Currently I have a 45 gallon breeder set up and cycling (image attached) and I was hoping to get a little input on my setup and any useful resources and/or tips on Calvus. Obviously my first priority is the fish's health and comfort, so I'll just bullet point a few questions I have but any and all info will be greatly appreciated. :thumb:

-Does my setup look like a comfortable environment for Altolamprologus Calvus?
I know the Calvus are finicky with their water chemistry as well as their aquascaping. I arranged as many caves, crevices, nooks and crannies that I could to give them ample places to hide, feel safe, and break up line of sight to tamper aggression as they age. I plan to add some whelk shells and/or boester bells to encourage breeding in two years once they reach sexual maturity. I'm also considering adding an Anubias plant, but I'm not sure if that would be more of a help or hindrance to them? Is there anything else I might want to consider adding to the aquarium?

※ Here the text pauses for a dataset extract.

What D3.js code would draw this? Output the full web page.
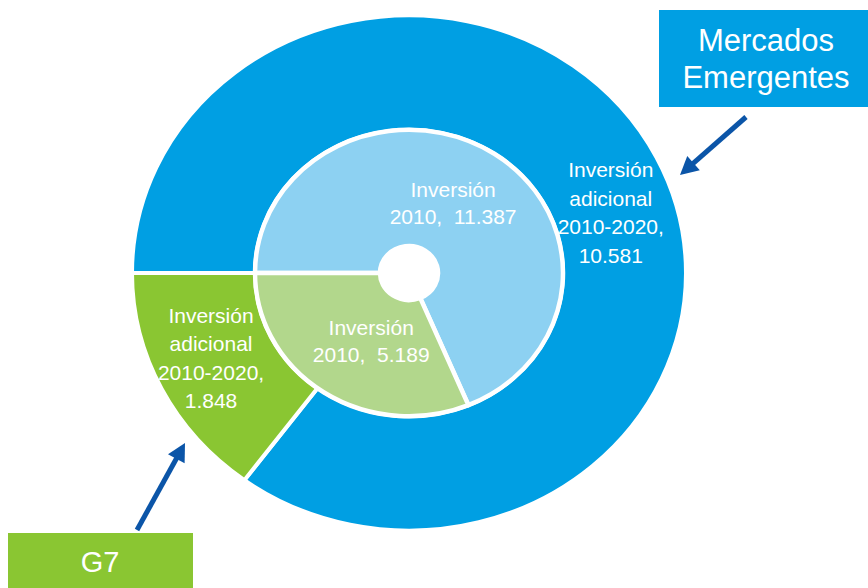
<!DOCTYPE html>
<html><head><meta charset="utf-8">
<script src="https://cdn.jsdelivr.net/npm/d3@7"></script>
<style>
body{margin:0;background:#fff}
svg{display:block}
text{font-family:"Liberation Sans", Arial, sans-serif; fill:#fff; white-space:pre}
</style>
</head><body><svg id="c" width="868" height="588"></svg>
<script>
// ---- data ----
const groups = ["Mercados Emergentes", "G7"];
const inversion2010 = [11.387, 5.189];
const inversionAdicional = [10.581, 1.848];
const innerLabelLines = ["Inversión", "2010,  "];
const outerLabelLines = ["Inversión", "adicional", "2010-2020,"];
const calloutLines = [["Mercados", "Emergentes"], ["G7"]];

// ---- layout ----
const cx = 409, cy = 273, sy = 0.93;
const rHole = 29, rInner = 154, rOuter = 277;
const colInner = ["#8DD1F2", "#B2D78C"];
const colOuter = ["#009FE3", "#8AC632"];
const arrowCol = "#0B55A8";
const fmt = d3.format(".3f");

const svg = d3.select("#c");
const pie = d3.pie().sort(null).startAngle(-Math.PI / 2).endAngle(3 * Math.PI / 2);
const outerArcs = pie(inversionAdicional);
const innerArcs = pie(inversion2010);

const g = svg.append("g").attr("transform", `translate(${cx},${cy}) scale(1,${sy})`);

const arcOuter = d3.arc().innerRadius(rInner).outerRadius(rOuter);
g.selectAll("path.o").data(outerArcs).join("path")
  .attr("class", "o")
  .attr("d", arcOuter)
  .attr("fill", (d, i) => colOuter[i])
  .attr("stroke", "#fff").attr("stroke-width", 4)
  .attr("vector-effect", "non-scaling-stroke");

const arcInner = d3.arc().innerRadius(rHole).outerRadius(rInner);
g.selectAll("path.i").data(innerArcs).join("path")
  .attr("class", "i")
  .attr("d", arcInner)
  .attr("fill", (d, i) => colInner[i])
  .attr("stroke", "#fff").attr("stroke-width", 4.5)
  .attr("stroke-linejoin", "round")
  .attr("vector-effect", "non-scaling-stroke");

// position helper (angle in radians, d3 convention)
const pos = (a, r) => [cx + r * Math.sin(a), cy - r * Math.cos(a) * sy];

function block(x, y, lines, fs, lh) {
  const t = svg.append("text").attr("text-anchor", "middle").attr("font-size", fs);
  const n = lines.length;
  lines.forEach((s, i) => {
    t.append("tspan").attr("x", x)
      .attr("y", y + (i - (n - 1) / 2) * lh + 0.35 * fs)
      .text(s);
  });
}

// inner labels
const innerNudge = [[-3, -4], [5, 0]];
innerArcs.forEach((d, i) => {
  const mid = (d.startAngle + d.endAngle) / 2;
  const [x, y] = pos(mid - (i ? 0.06 : 0), 85);
  block(x + innerNudge[i][0], y + innerNudge[i][1], [innerLabelLines[0], innerLabelLines[1] + fmt(d.data)], 21, 27);
});

// outer labels
const outerShift = [0.155, 0.035];
const outerR = [212, 218];
outerArcs.forEach((d, i) => {
  const mid = (d.startAngle + d.endAngle) / 2;
  const [x, y] = pos(mid + outerShift[i], outerR[i]);
  block(x, y, [...outerLabelLines, fmt(d.data)], 21, 28.5);
});

// callout boxes
const boxes = [
  {x: 659, y: 10, w: 215, h: 97, fill: colOuter[0], fs: 31, lh: 37},
  {x: 8, y: 533, w: 185, h: 60, fill: colOuter[1], fs: 29, lh: 30}
];
boxes.forEach((b, i) => {
  svg.append("rect").attr("x", b.x).attr("y", b.y).attr("width", b.w).attr("height", b.h).attr("fill", b.fill);
  const ty = i === 0 ? b.y + b.h / 2 : 562;
  block(i === 0 ? 766 : 100, ty, calloutLines[i], b.fs, b.lh);
});

// arrows
const arrows = [
  {from: [746, 117], to: [680, 175]},
  {from: [137, 530], to: [185, 443]}
];
arrows.forEach(a => {
  const dx = a.to[0] - a.from[0], dy = a.to[1] - a.from[1];
  const L = Math.hypot(dx, dy), ux = dx / L, uy = dy / L;
  const hl = 18, hw = 9.5;
  const bx = a.to[0] - ux * hl, by = a.to[1] - uy * hl;
  svg.append("line").attr("x1", a.from[0]).attr("y1", a.from[1])
    .attr("x2", bx + ux * 2).attr("y2", by + uy * 2)
    .attr("stroke", arrowCol).attr("stroke-width", 5);
  svg.append("path")
    .attr("d", `M${a.to[0]},${a.to[1]}L${bx - uy * hw},${by + ux * hw}L${bx + uy * hw},${by - ux * hw}Z`)
    .attr("fill", arrowCol);
});
</script>
</body></html>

-What is the optimal number of Calvus to keep in my size setup?
So far I've seen the magic number for keeping Calvus to be around 6 fish. Is this the most accurate and optimal number? (I do plan on getting a second setup going for fry if/when the Calvus start breeding).

-Is this the best time of year to buy Calvus?
I've heard from a couple petshop owners that summer is the best time to purchase cichlids, whether they be tank bred or wild-caught. Is there any basis to this? Similarly due to their rarity should I snatch up a group as soon as I manage to find some available?

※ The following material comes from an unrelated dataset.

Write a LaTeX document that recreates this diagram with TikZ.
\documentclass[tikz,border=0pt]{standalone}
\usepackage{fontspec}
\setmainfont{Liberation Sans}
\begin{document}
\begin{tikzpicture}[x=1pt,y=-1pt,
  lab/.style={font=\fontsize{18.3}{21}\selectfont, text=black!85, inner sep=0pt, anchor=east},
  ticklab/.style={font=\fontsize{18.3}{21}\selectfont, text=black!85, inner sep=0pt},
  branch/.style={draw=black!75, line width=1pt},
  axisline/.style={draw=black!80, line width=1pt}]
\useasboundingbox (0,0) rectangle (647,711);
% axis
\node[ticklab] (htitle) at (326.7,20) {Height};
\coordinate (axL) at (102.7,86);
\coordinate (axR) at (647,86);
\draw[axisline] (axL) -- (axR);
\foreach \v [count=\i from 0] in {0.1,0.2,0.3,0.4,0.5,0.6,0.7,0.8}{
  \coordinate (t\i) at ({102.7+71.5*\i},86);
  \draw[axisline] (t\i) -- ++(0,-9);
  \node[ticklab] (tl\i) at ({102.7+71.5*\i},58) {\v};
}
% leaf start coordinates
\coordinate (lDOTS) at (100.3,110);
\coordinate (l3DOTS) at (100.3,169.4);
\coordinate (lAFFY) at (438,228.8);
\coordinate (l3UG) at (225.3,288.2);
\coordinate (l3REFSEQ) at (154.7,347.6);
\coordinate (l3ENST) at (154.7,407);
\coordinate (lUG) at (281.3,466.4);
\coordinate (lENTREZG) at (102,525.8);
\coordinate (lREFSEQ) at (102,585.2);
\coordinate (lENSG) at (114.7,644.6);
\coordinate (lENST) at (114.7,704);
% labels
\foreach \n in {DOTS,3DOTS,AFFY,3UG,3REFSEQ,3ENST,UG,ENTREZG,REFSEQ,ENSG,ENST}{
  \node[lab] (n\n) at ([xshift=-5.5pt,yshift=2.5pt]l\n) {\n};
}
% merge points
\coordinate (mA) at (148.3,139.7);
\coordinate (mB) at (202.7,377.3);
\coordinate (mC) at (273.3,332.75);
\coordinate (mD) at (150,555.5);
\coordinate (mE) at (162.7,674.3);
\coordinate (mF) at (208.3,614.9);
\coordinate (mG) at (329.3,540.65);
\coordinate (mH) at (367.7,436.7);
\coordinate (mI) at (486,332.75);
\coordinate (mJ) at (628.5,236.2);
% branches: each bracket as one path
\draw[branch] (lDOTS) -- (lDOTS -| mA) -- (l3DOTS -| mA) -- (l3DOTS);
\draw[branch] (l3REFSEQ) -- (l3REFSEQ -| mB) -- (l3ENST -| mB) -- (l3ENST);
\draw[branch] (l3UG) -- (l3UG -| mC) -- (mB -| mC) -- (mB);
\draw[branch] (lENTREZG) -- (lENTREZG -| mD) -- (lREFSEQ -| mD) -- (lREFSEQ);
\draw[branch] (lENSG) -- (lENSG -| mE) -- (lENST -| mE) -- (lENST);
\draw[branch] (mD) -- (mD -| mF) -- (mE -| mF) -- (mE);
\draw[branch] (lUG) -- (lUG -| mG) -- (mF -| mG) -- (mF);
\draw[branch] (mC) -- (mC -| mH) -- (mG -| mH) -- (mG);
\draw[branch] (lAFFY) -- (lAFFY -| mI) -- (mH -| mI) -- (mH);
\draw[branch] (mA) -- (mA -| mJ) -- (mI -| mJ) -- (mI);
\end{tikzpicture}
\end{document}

-Is the aquarium large enough to comfortably house any other Tanganyikan cichlids? Or should I stick with just Calvus?
I hear other cichlids (such as the schooling cyprichromis) can help keep Calvus at ease, the schooling behavior alerting the Calvus to the fact that there are no dangers present. If this is true, can my setup house another type of cichlid without interfering with possible breeding? If so, is it acceptable to add them later down the road after the Calvus are already established, or are the benefits of getting all the fish at once too great to ignore?

Any other links or tips would be greatly appreciated! The largest compilation on Calvus care I've been able to find thus far has been this article: http://animal-world.com/encyclo/fresh/c ... Calvus.php
However I know the dangers of relying too heavily on just one or two sources for proper fish care. I've browsed various forums and picked up pieces of information anywhere I could find it, but there's no such thing as too much research haha.

Thanks again for any help offered!


----------



## DJRansome (Oct 29, 2005)

Welcome to Cichlid-forum!



Witch Slapped said:


> Does my setup look like a comfortable environment for Altolamprologus Calvus?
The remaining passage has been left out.